1. The Man Who Made Anesthesia Famous Was Hated in His Own Time
Anesthesia first entered the public consciousness on October 16, 1846. That was when William T.G. Morton, an enterprising dentist, administered ether to a young man who needed a tumor removed from his neck. The surgery was a success, and the modern age of anesthesia was born. All over the world, medical practitioners quickly realized the great benefits that anesthesia would bring to mankind. Morton, however, was highly criticized for trying to patent “Letheon,” the crude but effective inhaler that he invented to administer gas to patients. Morton died in 1868, a broke and bitter man.
2. There Were a Lot of Bad Ideas
Before anesthesia, surgeons used a grab-bag of techniques to mask pain, many of which have to make you wonder what they were thinking. Some surgeons employed “counterirritants,” rubbing nettles against a patient’s arm to supposedly distract him or her from the agony of the scalpel. Other surgeons might have been somewhat more successful with narcotics made from opium or marijuana. Booze could temporarily numb the pain but it also had the troubling tendency to make the patient puke or die. Perhaps the strangest technique was to render the patient unconscious before surgery with a sock in the jaw—an interesting spin on the job of an anesthesia tech.
3. Surgery Was Really, Really, Really, Really Painful
We are truly fortunate to live at a time when medical professionals can help us get through surgical procedures with as little pain as possible. This is in direct contrast to the days before anesthesia—okay, a doctor didn’t want you to be in pain, but there wasn’t much he could do about it. An 18th century surgical manual (by the aptly named Samuel Sharp) reminded the reader that although amputation was extraordinarily painful, “there is still another Consideration of much higher Importance than any I have mentioned, I mean a less hazard of Life.” In other words, the limb goes or you die. Another 18th century surgical manual suggested that biting down on a piece of wood can help patients endure the pain of amputation, but above all the surgeon had to be fast: “cut quick with a crooked knife before covering the stump with the remaining skin.” An early 19th century writer, Fanny Burney, recorded a moving testimony of what surgery in those days meant for the patient. After a mastectomy, she wrote her sister about the “torturing pain” of the “dreadful steel.”
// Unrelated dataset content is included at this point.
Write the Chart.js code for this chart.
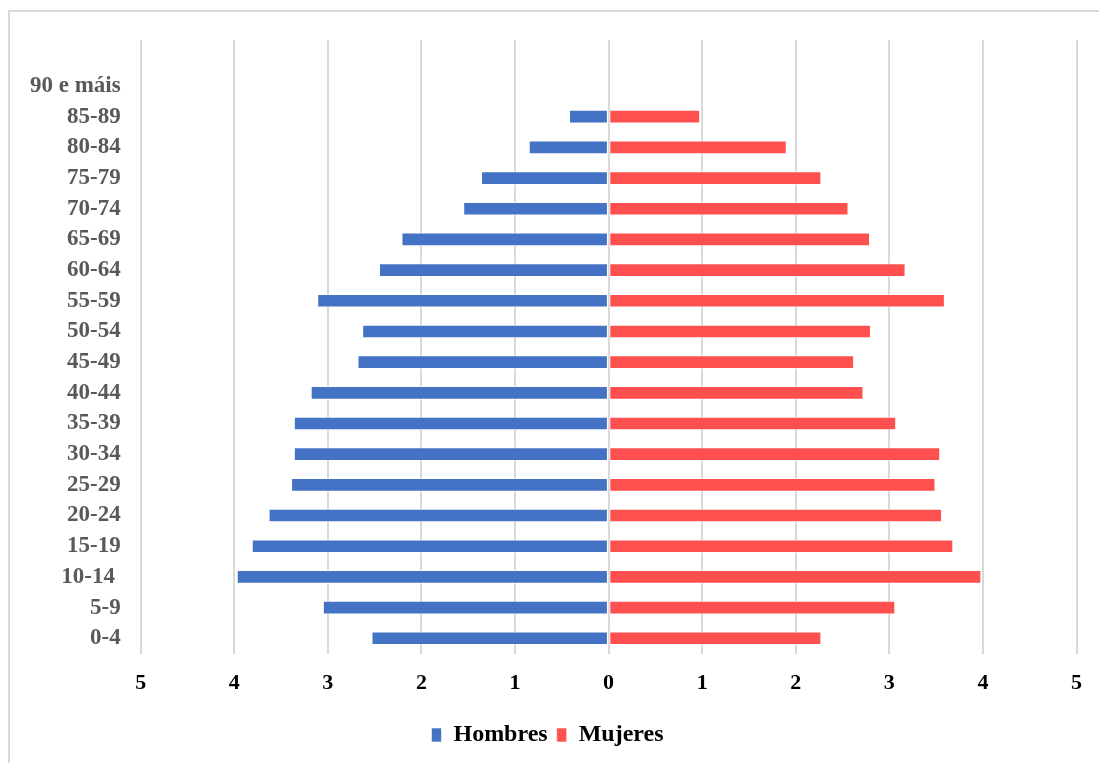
<!DOCTYPE html>
<html lang="gl">
<head>
  <meta charset="UTF-8">
  <title>Pirámide de poboación</title>
  <script src="https://cdn.jsdelivr.net/npm/chart.js"></script>
  <style>
    body {
      margin: 0;
      background: #fff;
    }
    #frame {
      position: absolute;
      left: 8px;
      top: 10px;
      width: 1100px;
      height: 760px;
      border: 2px solid #d9d9d9;
    }
    #wrap {
      position: absolute;
      left: 0;
      top: 0;
      width: 1099px;
      height: 763px;
    }
  </style>
</head>
<body>
  <div id="frame"></div>
  <div id="wrap">
    <canvas id="pyramid"></canvas>
  </div>

  <script>
    // idades de arriba a abaixo (a primeira fila vai baleira, coma no orixinal)
    const grupos = ['', '90 e máis', '85-89', '80-84', '75-79', '70-74', '65-69', '60-64',
      '55-59', '50-54', '45-49', '40-44', '35-39', '30-34', '25-29', '20-24',
      '15-19', '10-14 ', '5-9', '0-4'];

    const hombres = [null, 0, 0.42, 0.85, 1.36, 1.55, 2.21, 2.45,
      3.11, 2.63, 2.68, 3.18, 3.36, 3.36, 3.39, 3.63,
      3.81, 3.97, 3.05, 2.53];

    const mujeres = [null, 0, 0.975, 1.90, 2.27, 2.56, 2.79, 3.17,
      3.59, 2.80, 2.62, 2.72, 3.07, 3.54, 3.49, 3.56,
      3.68, 3.98, 3.06, 2.27];

    const xTicks = [-5, -4, -3, -2, -1, 0, 1, 2, 3, 4, 5];

    const serif = '"Liberation Serif", "Times New Roman", serif';

    const ctx = document.getElementById('pyramid').getContext('2d');
    new Chart(ctx, {
      type: 'bar',
      data: {
        labels: grupos,
        datasets: [
          {
            label: 'Hombres',
            data: hombres.map(v => v == null ? null : -v),
            backgroundColor: '#4472c4',
            borderColor: 'rgba(255,255,255,0.6)',
            borderWidth: 1,
            borderSkipped: false,
            barThickness: 13
          },
          {
            label: 'Mujeres',
            data: mujeres,
            backgroundColor: '#ff5050',
            borderColor: 'rgba(255,255,255,0.6)',
            borderWidth: 1,
            borderSkipped: false,
            barThickness: 13
          }
        ]
      },
      options: {
        indexAxis: 'y',
        responsive: true,
        maintainAspectRatio: false,
        animation: false,
        layout: {
          padding: { left: 10, right: 14, top: 40, bottom: 6 }
        },
        scales: {
          x: {
            stacked: true,
            min: -5,
            max: 5,
            afterBuildTicks: axis => { axis.ticks = xTicks.map(v => ({ value: v })); },
            grid: { color: '#d9d9d9', lineWidth: 2, drawTicks: false },
            border: { display: false },
            ticks: {
              padding: 17,
              color: '#000',
              font: { family: serif, size: 22, weight: 'bold' },
              callback: v => Math.abs(v)
            }
          },
          y: {
            stacked: true,
            grid: { display: false, drawTicks: false },
            border: { display: false },
            ticks: {
              padding: 20,
              color: '#595959',
              autoSkip: false,
              font: { family: serif, size: 23, weight: 'bold' }
            }
          }
        },
        plugins: {
          legend: {
            position: 'bottom',
            labels: {
              boxWidth: 10,
              boxHeight: 14,
              padding: 9,
              color: '#000',
              font: { family: serif, size: 24, weight: 'bold' }
            }
          },
          tooltip: { enabled: false }
        }
      }
    });
  </script>
</body>
</html>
4. There Were a Lot of Legends About Anesthesia
Painless surgery has been a goal for millennia. So it’s no surprise that there are all kinds of stories about it. One ancient Daoist text tells the story of Bian Que, a legendary healer who helped two men re-balance their Chi. According to the text, Bian Que gave the men wine that made them “feign death” for days, which made it easier for their doctor to cut them open and exchange their hearts. Some Bible commentators have suggested that God Himself sedated Adam before performing divine surgery in Genesis 2:21: “So the LORD God caused a deep sleep to fall upon the man, and he slept; then He took one of his ribs and closed up the flesh at that place.” The Bible doesn’t mention whether Adam had health insurance, and, if so, what was his deductible.